*Given data*:
---*---

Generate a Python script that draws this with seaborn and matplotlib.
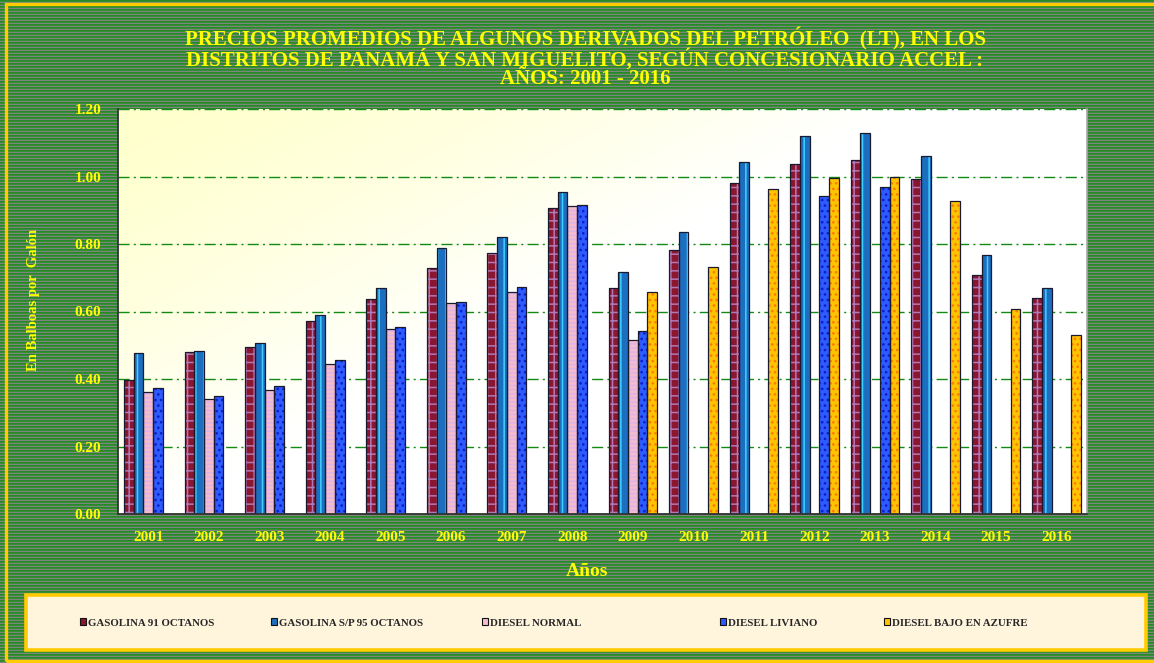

---*---

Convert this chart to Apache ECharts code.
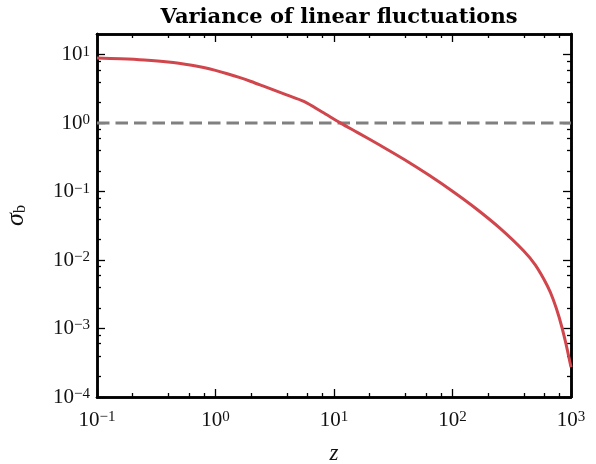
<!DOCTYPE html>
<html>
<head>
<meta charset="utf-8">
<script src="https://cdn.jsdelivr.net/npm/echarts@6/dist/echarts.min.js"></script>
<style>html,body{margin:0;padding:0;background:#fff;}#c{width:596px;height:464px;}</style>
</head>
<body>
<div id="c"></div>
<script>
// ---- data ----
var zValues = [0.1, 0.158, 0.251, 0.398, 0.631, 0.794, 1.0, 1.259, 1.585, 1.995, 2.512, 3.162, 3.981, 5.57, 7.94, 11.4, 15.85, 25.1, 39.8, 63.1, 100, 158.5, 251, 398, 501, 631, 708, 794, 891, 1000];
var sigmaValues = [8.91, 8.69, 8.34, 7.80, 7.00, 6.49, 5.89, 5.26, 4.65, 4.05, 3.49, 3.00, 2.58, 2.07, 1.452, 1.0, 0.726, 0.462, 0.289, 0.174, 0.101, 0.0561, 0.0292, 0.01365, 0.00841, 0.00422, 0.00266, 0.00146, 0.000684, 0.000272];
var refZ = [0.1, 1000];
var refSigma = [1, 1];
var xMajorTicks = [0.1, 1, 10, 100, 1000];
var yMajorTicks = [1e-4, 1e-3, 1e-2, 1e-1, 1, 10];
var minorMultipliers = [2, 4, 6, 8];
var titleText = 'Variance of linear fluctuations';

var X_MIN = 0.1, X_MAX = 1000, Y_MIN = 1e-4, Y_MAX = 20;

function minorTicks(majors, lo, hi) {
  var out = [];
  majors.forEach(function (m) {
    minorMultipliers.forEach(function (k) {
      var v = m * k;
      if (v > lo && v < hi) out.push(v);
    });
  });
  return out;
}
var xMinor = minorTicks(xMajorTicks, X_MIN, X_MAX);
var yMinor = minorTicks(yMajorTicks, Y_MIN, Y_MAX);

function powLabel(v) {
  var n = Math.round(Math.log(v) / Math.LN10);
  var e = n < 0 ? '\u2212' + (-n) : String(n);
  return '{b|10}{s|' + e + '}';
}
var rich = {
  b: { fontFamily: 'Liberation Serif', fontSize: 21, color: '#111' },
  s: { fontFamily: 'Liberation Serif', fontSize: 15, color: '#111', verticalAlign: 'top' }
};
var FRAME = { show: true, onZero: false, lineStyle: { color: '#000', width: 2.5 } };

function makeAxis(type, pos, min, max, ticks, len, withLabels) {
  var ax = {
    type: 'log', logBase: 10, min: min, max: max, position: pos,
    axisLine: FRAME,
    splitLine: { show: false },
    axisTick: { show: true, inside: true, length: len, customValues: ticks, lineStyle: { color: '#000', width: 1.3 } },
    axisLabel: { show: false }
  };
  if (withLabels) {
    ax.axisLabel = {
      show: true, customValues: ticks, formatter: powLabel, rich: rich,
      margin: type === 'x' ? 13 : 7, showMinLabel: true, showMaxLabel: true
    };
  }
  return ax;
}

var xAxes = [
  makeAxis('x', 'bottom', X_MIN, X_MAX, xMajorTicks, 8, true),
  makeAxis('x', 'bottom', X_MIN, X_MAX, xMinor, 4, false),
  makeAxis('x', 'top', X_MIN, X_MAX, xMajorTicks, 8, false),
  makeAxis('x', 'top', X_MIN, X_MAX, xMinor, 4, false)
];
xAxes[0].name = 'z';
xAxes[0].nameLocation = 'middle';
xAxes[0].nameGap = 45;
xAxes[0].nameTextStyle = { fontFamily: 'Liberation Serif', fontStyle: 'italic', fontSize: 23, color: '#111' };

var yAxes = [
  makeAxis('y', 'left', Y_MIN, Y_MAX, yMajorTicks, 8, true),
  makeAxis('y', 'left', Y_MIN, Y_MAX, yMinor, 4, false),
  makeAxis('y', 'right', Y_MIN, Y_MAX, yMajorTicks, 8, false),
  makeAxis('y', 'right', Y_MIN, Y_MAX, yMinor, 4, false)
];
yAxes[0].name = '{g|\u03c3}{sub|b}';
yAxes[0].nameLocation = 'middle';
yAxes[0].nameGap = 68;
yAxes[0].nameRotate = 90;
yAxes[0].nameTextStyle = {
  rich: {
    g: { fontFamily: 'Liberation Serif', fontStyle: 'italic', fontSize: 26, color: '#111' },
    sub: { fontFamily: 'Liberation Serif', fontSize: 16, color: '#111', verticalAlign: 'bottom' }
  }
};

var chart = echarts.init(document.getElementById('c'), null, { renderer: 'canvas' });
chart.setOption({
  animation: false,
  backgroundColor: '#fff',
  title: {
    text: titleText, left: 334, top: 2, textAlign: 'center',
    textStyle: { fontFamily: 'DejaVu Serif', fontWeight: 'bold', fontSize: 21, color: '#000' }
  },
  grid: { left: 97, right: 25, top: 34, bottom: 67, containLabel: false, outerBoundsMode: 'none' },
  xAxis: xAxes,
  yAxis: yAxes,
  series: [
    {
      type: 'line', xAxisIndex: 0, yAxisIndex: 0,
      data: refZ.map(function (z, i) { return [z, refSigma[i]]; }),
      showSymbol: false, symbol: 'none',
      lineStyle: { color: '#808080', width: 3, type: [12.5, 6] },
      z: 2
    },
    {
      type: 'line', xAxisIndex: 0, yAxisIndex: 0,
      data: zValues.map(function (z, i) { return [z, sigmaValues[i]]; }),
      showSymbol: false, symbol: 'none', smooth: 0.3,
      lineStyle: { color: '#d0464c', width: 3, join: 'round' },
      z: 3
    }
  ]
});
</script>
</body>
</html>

---*---

*Do this*:
Omit all pictures, then copy the lines between the ones holding "Convert this chart to Apache ECharts code." and "var X_MIN = 0.1, X_MAX", inclusive.

*Full answer*:
Convert this chart to Apache ECharts code.
<!DOCTYPE html>
<html>
<head>
<meta charset="utf-8">
<script src="https://cdn.jsdelivr.net/npm/echarts@6/dist/echarts.min.js"></script>
<style>html,body{margin:0;padding:0;background:#fff;}#c{width:596px;height:464px;}</style>
</head>
<body>
<div id="c"></div>
<script>
// ---- data ----
var zValues = [0.1, 0.158, 0.251, 0.398, 0.631, 0.794, 1.0, 1.259, 1.585, 1.995, 2.512, 3.162, 3.981, 5.57, 7.94, 11.4, 15.85, 25.1, 39.8, 63.1, 100, 158.5, 251, 398, 501, 631, 708, 794, 891, 1000];
var sigmaValues = [8.91, 8.69, 8.34, 7.80, 7.00, 6.49, 5.89, 5.26, 4.65, 4.05, 3.49, 3.00, 2.58, 2.07, 1.452, 1.0, 0.726, 0.462, 0.289, 0.174, 0.101, 0.0561, 0.0292, 0.01365, 0.00841, 0.00422, 0.00266, 0.00146, 0.000684, 0.000272];
var refZ = [0.1, 1000];
var refSigma = [1, 1];
var xMajorTicks = [0.1, 1, 10, 100, 1000];
var yMajorTicks = [1e-4, 1e-3, 1e-2, 1e-1, 1, 10];
var minorMultipliers = [2, 4, 6, 8];
var titleText = 'Variance of linear fluctuations';

var X_MIN = 0.1, X_MAX = 1000, Y_MIN = 1e-4, Y_MAX = 20;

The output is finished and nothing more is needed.